Alternative: Forward Each Service Separately

If the default port-forward through frontend-proxy does not work or you want to access individual services directly, you can forward each service separately in its own terminal tab. This approach can help isolate issues and gives direct access to service UIs.

# Frontend
kubectl port-forward svc/frontend-proxy 8080:8080 -n observability

# Prometheus
kubectl port-forward svc/prometheus 9090:9090 -n observability

# Grafana
kubectl port-forward svc/grafana 3000:80 -n observability

# Jaeger
kubectl port-forward svc/jaeger-query 16686:16686 -n observability

Shut Down the Cluster and Demo

To shut down the OpenTelemetry demo and the local Kubernetes cluster cleanly:

1. Stop Port Forwarding

To stop port forwarding, press Ctrl+C in the terminal where you started kubectl port-forward. Alternatively, closing that terminal will also stop the forwarding.

2. Uninstall the OpenTelemetry Demo

helm uninstall observability-platform-demo -n observability

3. Delete the Namespace

kubectl delete ns observability

4. Stop the kind Cluster

podman machine stop podman-machine-otel-demo

This also stops the kind cluster running inside Podman (No need to explicitly stop kind — it's tied to Podman's lifecycle).

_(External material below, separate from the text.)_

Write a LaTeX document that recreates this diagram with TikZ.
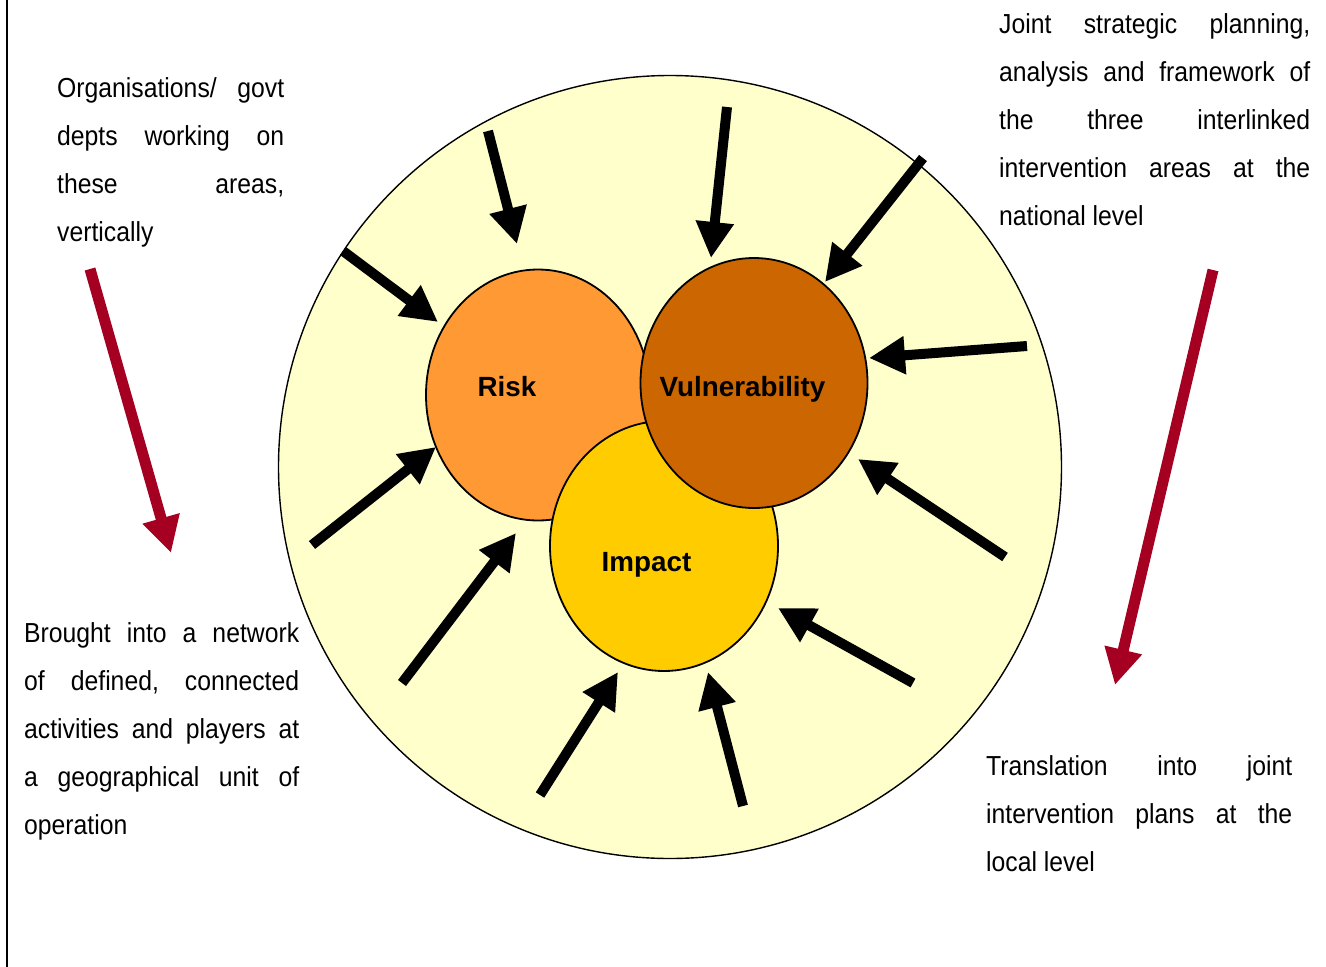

Re-initialize and Restart the Cluster

If you want to restart the cluster and demo later, you can start the Podman machine again and create the kind cluster. If you want to reset everything, including the kind cluster, you can delete the cluster first:

kind delete cluster --name observability-platform

Then repeat the following steps from the initial setup:

• Start Podman Machine
• Create the kind cluster
• Create the Kubernetes namespace
• Install the OpenTelemetry Demo Using Helm

Conclusion

This local setup provides a practical, near‑production environment for learning microservice observability with OpenTelemetry. Running the demo on Kubernetes surfaces real‑world concerns—tracing, metrics, logs, resource limits and service interactions—so you gain a solid understanding of what observability requires in production. The local cluster can be resource‑hungry, so adjust your Podman/VM settings to suit your machine.